Company made its intentions known yesterday. If Barnes & Noble approves the deal, Liberty will have a 70 percent equity stake in the company.

Don Reisinger
CNET contributor Don Reisinger is a technology columnist who has covered everything from HDTVs to computers to Flowbee Haircut Systems. Besides his work with CNET, Don's work has been featured in a variety of other publications including PC World and a host of Ziff-Davis publications.
Don Reisinger
2 min read
The Nook Color is among the reasons that Liberty Media wants Barnes & Noble. Barnes & Noble

Barnes & Noble may soon have a new majority owner.

Liberty Media, a conglomerate with its fingers in everything from the QVC and Starz channels to Expedia and Evite to SiriusXM Radio, announced yesterday after market close that it has offered Barnes & Noble $17 per share, or about $1 billion, for a 70 percent stake in the book retailer.

The offer represents a sizable 20 percent premium on Barnes & Noble's closing stock price yesterday of $14.11. In after-hours trading, the book retailer's shares soared to $17.95.

Liberty Media's acquisition bid comes at an interesting time in the book-retail market. Barnes & Noble's biggest competitor--Borders--recently went bankrupt under pressure from online alternatives, like Amazon.com, and from digital content.

Barnes & Noble has not been immune to those changes.

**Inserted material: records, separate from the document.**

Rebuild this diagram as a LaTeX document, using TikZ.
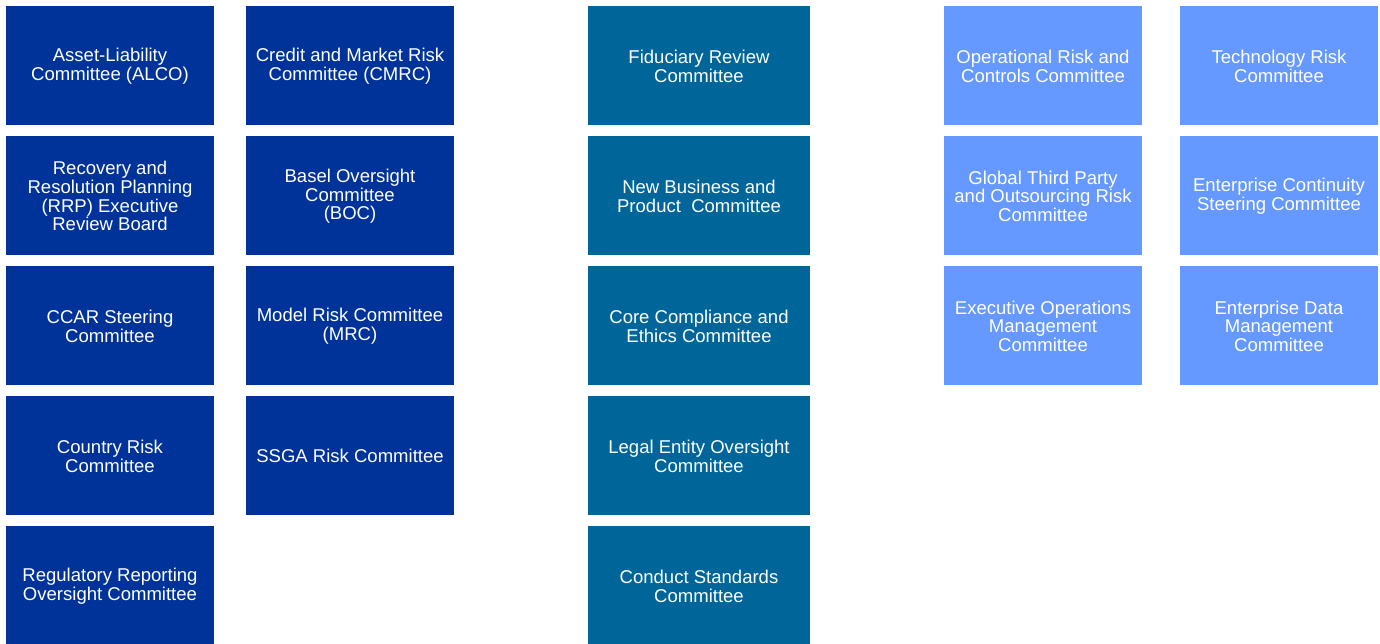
\documentclass[tikz,border=0pt]{standalone}
\usepackage{fontspec}
\setmainfont{Liberation Sans}
\definecolor{dblue}{HTML}{003399}
\definecolor{teal}{HTML}{006699}
\definecolor{lblue}{HTML}{6699FF}
\begin{document}
\begin{tikzpicture}[x=0.75pt,y=-0.75pt,
  box/.style={fill=#1,draw=none,inner sep=0pt,minimum height=89.25pt},
  c1/.style={box=dblue,minimum width=156pt},
  c3/.style={box=teal,minimum width=166.5pt},
  c4/.style={box=lblue,minimum width=148.5pt},
  txt/.style={text=white,align=center,inner sep=0pt,yshift=-0.6pt,
    font=\fontsize{13.9}{14.0}\selectfont}]
\useasboundingbox (0,0) rectangle (1380,643);
\clip (0,0) rectangle (1380,643);
% column 1
\node[c1] (alco) at (110,65.5) {};
\node[txt] (alcot) at (alco.center) {Asset-Liability\\Committee (ALCO)};
\node[c1] (rrp) at (110,195.5) {};
\node[txt] (rrpt) at (rrp.center) {Recovery and\\Resolution Planning\\(RRP) Executive\\Review Board};
\node[c1] (ccar) at (110,325.5) {};
\node[txt] (ccart) at (ccar.center) {CCAR Steering\\Committee};
\node[c1] (crc) at (110,455.5) {};
\node[txt] (crct) at (crc.center) {Country Risk\\Committee};
\node[c1] (rroc) at (110,585.5) {};
\node[txt] (rroct) at (rroc.center) {Regulatory Reporting\\Oversight Committee};
% column 2
\node[c1] (cmrc) at (350,65.5) {};
\node[txt] (cmrct) at (cmrc.center) {Credit and Market Risk\\Committee (CMRC)};
\node[c1] (boc) at (350,195.5) {};
\node[txt] (boct) at (boc.center) {Basel Oversight\\Committee\\(BOC)};
\node[c1] (mrc) at (350,325.5) {};
\node[txt] (mrct) at (mrc.center) {Model Risk Committee\\(MRC)};
\node[c1] (ssga) at (350,455.5) {};
\node[txt] (ssgat) at (ssga.center) {SSGA Risk Committee};
% column 3
\node[c3] (frc) at (699,65.5) {};
\node[txt] (frct) at (frc.center) {Fiduciary Review\\Committee};
\node[c3] (nbpc) at (699,195.5) {};
\node[txt] (nbpct) at (nbpc.center) {New Business and\\Product~ Committee};
\node[c3] (ccec) at (699,325.5) {};
\node[txt] (ccect) at (ccec.center) {Core Compliance and\\Ethics Committee};
\node[c3] (leoc) at (699,455.5) {};
\node[txt] (leoct) at (leoc.center) {Legal Entity Oversight\\Committee};
\node[c3] (csc) at (699,585.5) {};
\node[txt] (csct) at (csc.center) {Conduct Standards\\Committee};
% column 4
\node[c4] (orcc) at (1043,65.5) {};
\node[txt] (orcct) at (orcc.center) {Operational Risk and\\Controls Committee};
\node[c4] (gtp) at (1043,195.5) {};
\node[txt] (gtpt) at (gtp.center) {Global Third Party\\and Outsourcing Risk\\Committee};
\node[c4] (eomc) at (1043,325.5) {};
\node[txt] (eomct) at (eomc.center) {Executive Operations\\Management\\Committee};
% column 5
\node[c4] (trc) at (1279,65.5) {};
\node[txt] (trct) at (trc.center) {Technology Risk\\Committee};
\node[c4] (ecsc) at (1279,195.5) {};
\node[txt] (ecsct) at (ecsc.center) {Enterprise Continuity\\Steering Committee};
\node[c4] (edmc) at (1279,325.5) {};
\node[txt] (edmct) at (edmc.center) {Enterprise Data\\Management\\Committee};
\end{tikzpicture}
\end{document}
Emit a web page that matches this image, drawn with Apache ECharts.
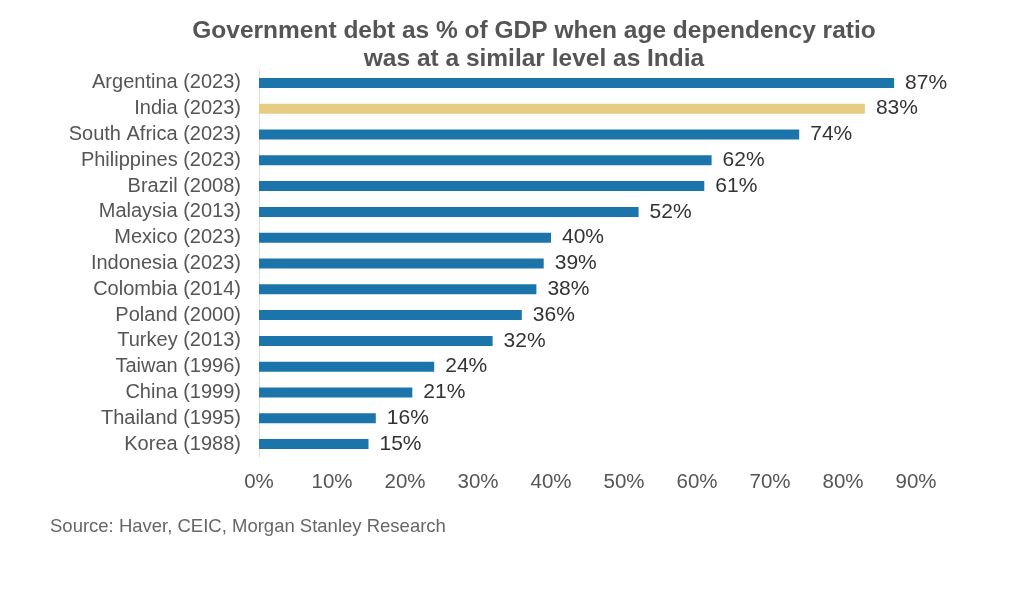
<!DOCTYPE html>
<html>
<head>
<meta charset="utf-8">
<script src="https://cdn.jsdelivr.net/npm/echarts@6/dist/echarts.min.js"></script>
<style>
html,body{margin:0;padding:0;background:#fff;}
#chart{width:1009px;height:606px;}
</style>
</head>
<body>
<div id="chart"></div>
<script>
const categories = ["Argentina (2023)","India (2023)","South Africa (2023)","Philippines (2023)","Brazil (2008)","Malaysia (2013)","Mexico (2023)","Indonesia (2023)","Colombia (2014)","Poland (2000)","Turkey (2013)","Taiwan (1996)","China (1999)","Thailand (1995)","Korea (1988)"];
const values = [87,83,74,62,61,52,40,39,38,36,32,24,21,16,15];
const highlight = "India (2023)";
const tickValues = [0,10,20,30,40,50,60,70,80,90];

const chart = echarts.init(document.getElementById('chart'));
chart.setOption({
  backgroundColor:'#fff',
  animation:false,
  title:{
    text:'Government debt as % of GDP when age dependency ratio\nwas at a similar level as India',
    left:529, top:12, textAlign:'center',
    textStyle:{fontFamily:'Liberation Sans',fontWeight:'bold',fontSize:24.5,color:'#555555',lineHeight:28}
  },
  graphic:[{type:'text',left:50,top:517,style:{text:'Source: Haver, CEIC, Morgan Stanley Research',font:'18.5px "Liberation Sans"',fill:'#666666'}}],
  grid:{left:259,right:93,top:70,bottom:149,containLabel:false},
  xAxis:{
    type:'value',min:0,max:90,interval:10,
    axisLine:{show:false},axisTick:{show:false},splitLine:{show:false},
    axisLabel:{formatter:v=>v+'%',fontFamily:'Liberation Sans',fontSize:20.5,color:'#555555',margin:15}
  },
  yAxis:{
    type:'category',data:categories,inverse:true,
    axisLine:{show:true,lineStyle:{color:'#e2e2e2',width:1}},axisTick:{show:false},
    axisLabel:{interval:0,fontFamily:'Liberation Sans',fontSize:20,color:'#555555',margin:18}
  },
  series:[{
    type:'bar',barWidth:10,
    data:values.map((v,i)=>({value:v,itemStyle:{color:categories[i]===highlight?'#E7CD84':'#1B74AA'}})),
    label:{show:true,position:'right',distance:11,formatter:p=>p.value+'%',fontFamily:'Liberation Sans',fontSize:21,color:'#333333'}
  }]
});
</script>
</body>
</html>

Over the last several years, the company's profits have dwindled from over $150 million during the fiscal year ended February 2007 to $36.7 million last year.

However, Barnes & Noble has been quick to jump into the e-book arena with its Nook e-reader. Earlier this year, Barnes & Noble announced that its Nook had 25 percent of the e-book market. The Nook's competitors include Amazon's Kindle, Apple's iPad, and Sony's Reader. Barnes & Noble said at the time that it was selling "twice as many e-books as all formats of physical books combined on BN.com."

Meanwhile, Nook Color was recently updated with Android 2.2 (Froyo), helping Barnes & Noble transform the $249 device from a standard e-reader to a full-fledged tablet.

That digital transition hasn't gone unnoticed by Liberty Media. The company said in a statement that Barnes & Noble "is at the forefront of the transition to digital."

For its part, Barnes & Noble offered a low-key response. The company said yesterday that a board of directors' special committee will determine whether the offer is in the bookseller's best interest. The company cautioned shareholders that there is no assurance that a deal will pan out.

If Barnes & Noble accepts the deal, Liberty Media will require the bookseller's founding chairman, Leonard Riggio, to stay on as an equity owner and as part of management.